Michigan Mayor Says No Auto Bailout Will Mean Depression

     Give the auto companies billions of dollars or Americans will all be lining up for soup.

 

     At least that was the warning from the mayor of Lansing, Mich. “You know this is a sure prescription to go from recession to depression if you allow this auto industry, our manufacturing prowess, to fall by the wayside,” Mayor Virg Bernero warned on CBS’s “The Early Show” Dec. 2.

 

     “It’s unfathomable. It’s unthinkable. Failure is not an option,” Bernero continued. “This industry is too important, not just to Lansing, Mich., but to the whole country. This is our manufacturing base. You know we were the arsenal of democracy. We’ve talked a lot about economic security, and that’s number one, but what about national security?

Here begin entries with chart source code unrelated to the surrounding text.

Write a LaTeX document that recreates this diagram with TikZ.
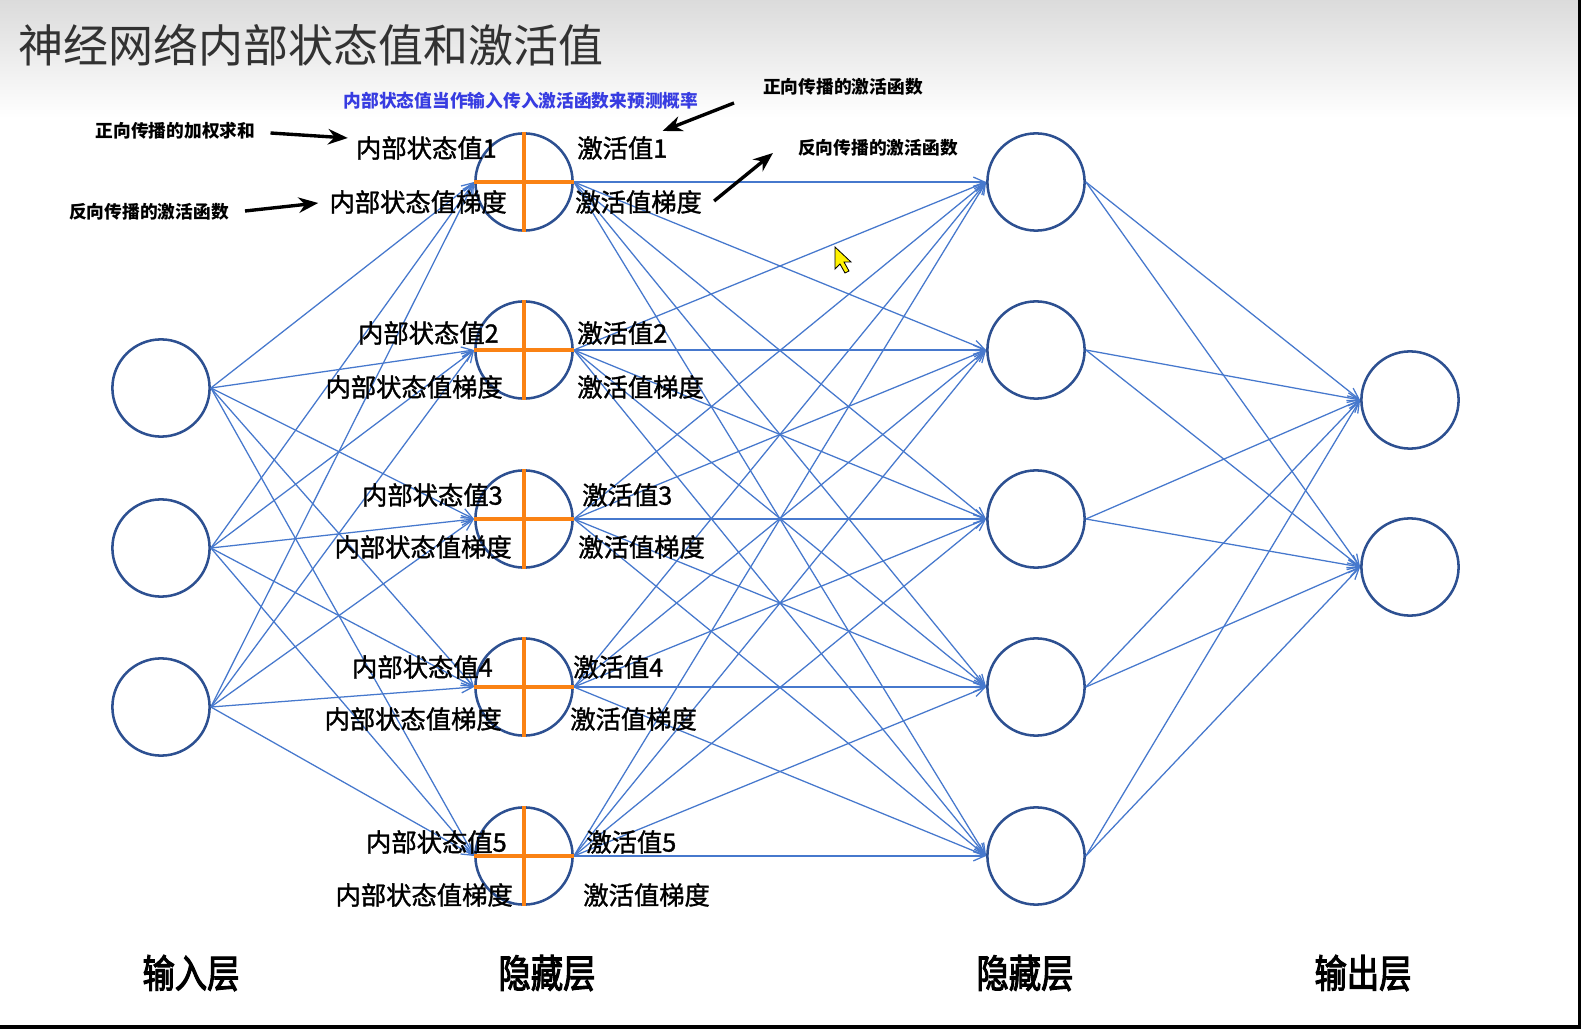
\documentclass[tikz,border=0pt]{standalone}
\usepackage{fontspec}
\usepackage{graphicx}
\setmainfont{Noto Sans CJK SC}
\newfontfamily\midfont{Noto Sans CJK SC}[FakeBold=1.3]
\newfontfamily\layfont{Noto Sans CJK SC}[FakeBold=3]
\usetikzlibrary{arrows.meta,calc}
\definecolor{circline}{RGB}{45,80,145}
\definecolor{edgeblue}{RGB}{70,120,205}
\definecolor{crossorange}{RGB}{250,130,20}
\definecolor{noteblue}{RGB}{55,60,225}
\definecolor{titlegray}{RGB}{50,50,50}

\begin{document}
\begin{tikzpicture}[x=0.025cm,y=-0.025cm,font=\fontsize{18pt}{20pt}\midfont]
\tikzset{
  NE/.style={circle,draw=circline,line width=1.8pt,minimum size=2.43cm,inner sep=0pt},
  ED/.style={edgeblue,line width=0.9pt,-{Straight Barb[length=8pt,width=7pt]}},
  CR/.style={crossorange,line width=2.2pt},
  LB/.style={inner sep=0pt,text=black},
  AN/.style={font=\fontsize{12.6pt}{14pt}\selectfont\bfseries,inner sep=0pt},
  CA/.style={-{Stealth[length=14pt,width=11pt]},line width=2.4pt,black},
  LY/.style={font=\fontsize{23pt}{26pt}\layfont,inner sep=0pt},
}
\useasboundingbox (0,0) rectangle (1581,1029);
\fill[white](0,0) rectangle (1581,1029);
\shade[top color=gray!28,bottom color=white](0,0) rectangle (1581,118);
\fill[black](1578,0) rectangle (1581,1029);
\fill[black](0,1025) rectangle (1581,1029);

\node[anchor=west,inner sep=0pt,text=titlegray,font=\fontsize{32pt}{34pt}\selectfont](title) at (18,45){神经网络内部状态值和激活值};

\node[NE](in1) at (161,388){};
\node[NE](in2) at (161,548){};
\node[NE](in3) at (161,707){};

\node[NE](hA1) at (524,182){};
\node[NE](hA2) at (524,350){};
\node[NE](hA3) at (524,519){};
\node[NE](hA4) at (524,687){};
\node[NE](hA5) at (524,856){};

\node[NE](hB1) at (1036,182){};
\node[NE](hB2) at (1036,350){};
\node[NE](hB3) at (1036,519){};
\node[NE](hB4) at (1036,687){};
\node[NE](hB5) at (1036,856){};

\node[NE](out1) at (1410,400){};
\node[NE](out2) at (1410,567){};

\foreach \i in {1,2,3}{\foreach \j in {1,...,5}{\draw[ED](in\i.east)--(hA\j.west);}}
\foreach \i in {1,...,5}{\foreach \j in {1,...,5}{\draw[ED](hA\i.east)--(hB\j.west);}}
\foreach \i in {1,...,5}{\foreach \j in {1,2}{\draw[ED](hB\i.east)--(out\j.west);}}
\foreach \j in {1,...,5}{\draw[CR](hA\j.west)--(hA\j.east) (hA\j.north)--(hA\j.south);}

\node[LB,anchor=east](s1) at (497,148){内部状态值1};
\node[LB,anchor=east](g1) at (507,202){内部状态值梯度};
\node[LB,anchor=west](a1) at (577,148){激活值1};
\node[LB,anchor=west](d1) at (575,202){激活值梯度};

\node[LB,anchor=east](s2) at (499,333){内部状态值2};
\node[LB,anchor=east](g2) at (503,387){内部状态值梯度};
\node[LB,anchor=west](a2) at (577,333){激活值2};
\node[LB,anchor=west](d2) at (577,387){激活值梯度};

\node[LB,anchor=east](s3) at (503,495){内部状态值3};
\node[LB,anchor=east](g3) at (512,547){内部状态值梯度};
\node[LB,anchor=west](a3) at (582,495){激活值3};
\node[LB,anchor=west](d3) at (578,547){激活值梯度};

\node[LB,anchor=east](s4) at (493,667){内部状态值4};
\node[LB,anchor=east](g4) at (502,719){内部状态值梯度};
\node[LB,anchor=west](a4) at (573,667){激活值4};
\node[LB,anchor=west](d4) at (570,719){激活值梯度};

\node[LB,anchor=east](s5) at (507,842){内部状态值5};
\node[LB,anchor=east](g5) at (513,895){内部状态值梯度};
\node[LB,anchor=west](a5) at (586,842){激活值5};
\node[LB,anchor=west](d5) at (583,895){激活值梯度};

\node[AN](fwdsum)  at (175.5,131){正向传播的加权求和};
\node[AN](bwdact)  at (149,212){反向传播的激活函数};
\node[AN,text=noteblue](predict) at (521,101){内部状态值当作输入传入激活函数来预测概率};
\node[AN](fwdact)  at (843,87){正向传播的激活函数};
\node[AN](bwdgrad) at (878,148){反向传播的激活函数};

\draw[CA]($(fwdsum.east)+(15,2)$)--($(s1.west)+(-8,-10)$);
\draw[CA]($(bwdact.east)+(16,-1)$)--($(g1.west)+(-11,1)$);
\draw[CA]($(fwdact.west)+(-29,16)$)--($(a1.east)+(-5,-17)$);
\draw[CA]($(d1.east)+(12,-1)$)--($(bwdgrad.west)+(-25,5)$);

\node[LY](lin)  at (191,973){\scalebox{1}[1.2]{输入层}};
\node[LY](lhA)  at (547,973){\scalebox{1}[1.2]{隐藏层}};
\node[LY](lhB)  at (1025,973){\scalebox{1}[1.2]{隐藏层}};
\node[LY](lout) at (1363,973){\scalebox{1}[1.2]{输出层}};

\filldraw[fill=yellow,draw=black,line width=0.6pt](835,247)--(835,269)--(840,264)--(845,273)--(849,271)--(844,262)--(851,262)--cycle;

\end{tikzpicture}
\end{document}
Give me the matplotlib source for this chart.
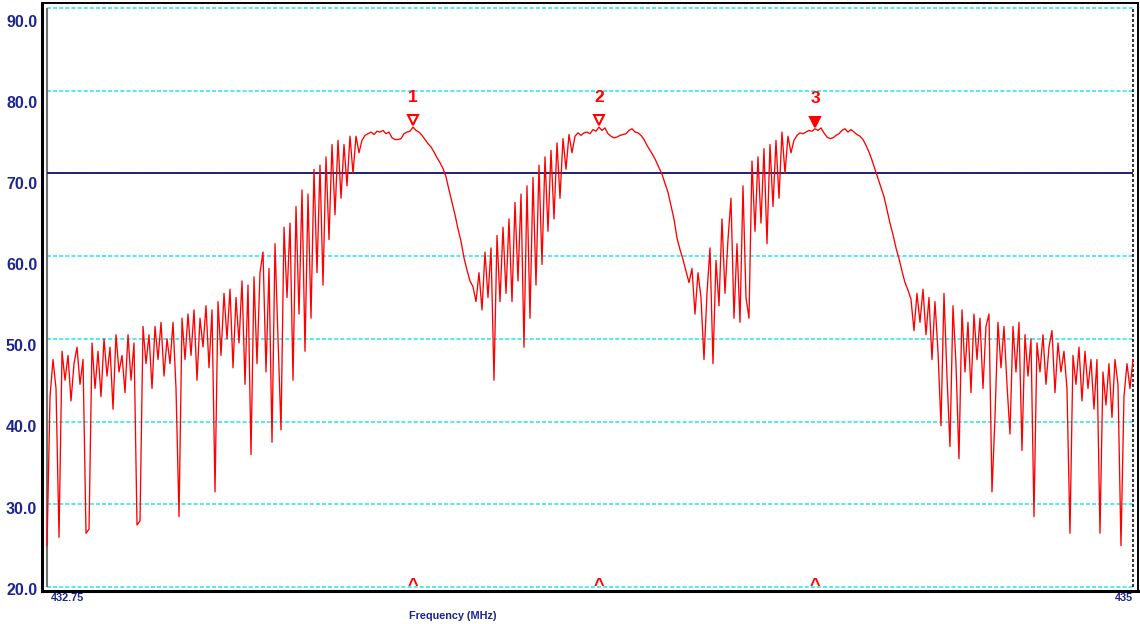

You know, we were the arsenal of democracy in World War II; it was the auto industry that helped turn us around. Can you imagine a country, I would ask, can you imagine America losing our manufacturing edge, not having that manufacturing prowess? That hurts our national security.”

 

     Bernero compared the possible auto bailout to the previous Chrysler bailout.

 

     “Look at the Chrysler aid package 30 years ago. That was a good investment for taxpayers. It was paid off early and in full and I believe this will be a prudent investment,” said Bernero.

 

     But one Bloomberg editor disagreed with that assessment. “Well, it’s different this time because this landscape is different,” Bloomberg Editor-at-Large Doran Levin said of the Chrysler comparison on Bloomberg’s “On the Economy” podcast Nov. 7.

 

     “First of all Chrysler was the weakest of a Detroit auto-making trio that basically controlled the market and had 90 percent. What you have now is three weak automakers and together they control less than half the market.”

 

     Smith noted during “The Early Show” that the city Bernero represents is home to some 6,000 auto industry workers.

 

     Bernero has pushed hard for a bailout of the auto industry, according to WEYI, the NBC affiliate in Michigan. On Nov. 19, Bernero put together a number of local officials to lobby for the rescue.

 

     Bernero even sparred with Fox Business Network’s Neil Cavuto over the issue Nov. 16, arguing that not bailing out the auto industry was a “prescription for going from a recession to a depression.”

 

     “Here is where your rigid capitalist ideology tumbles, because you are forcing our American auto companies to compete in non-capitalist, in a non-free market economy … Our companies are competing against countries, they’re not competing against other auto companies because they would be winning,” Bernero said. “The fact of the matter is Hyundai, and Toyota and Honda and those companies; they have immense support from their governments. But you and others like you in America, you want that line of demarcation between government and companies and that would be great if it were true in all the other countries.”

 

     Bernero continued, “I’m not here to tell you that the American auto companies didn’t make mistakes. But those other auto companies made mistakes too. The difference is their governments are there subsidizing them, supporting them, providing healthcare, manipulating their currencies, and what we have here is pundits like you pulling the rug out from underneath them and kicking them in the shins.”

 

     Cavuto prompted Bernero by saying his support of the bailout was all about politics.

 

     Cavuto asked, “So mayor, if you were mayor of Savannah, Ga., you would say the textile industry is too important to fail. If you were down in West Palm Beach, Fla., you would say the housing industry is too important to fail. If you were down – no, wait a minute – if you were down in southwest Texas, you’d say the petrochemical industry is too important to fail. They are all failing right now, mayor.”

 

     “You can’t pick and choose what you consider to be your nearest and dearest cause. Mayor, you are a great mayor, you are looking out for your people – I admire you for that. But to then say that this is somehow an important national issue if we let these guys go … Mayor, I remember the same argument espoused to keep the television industry in America: Because there would be hell to pay; jobs lost if we didn’t,” Cavuto said.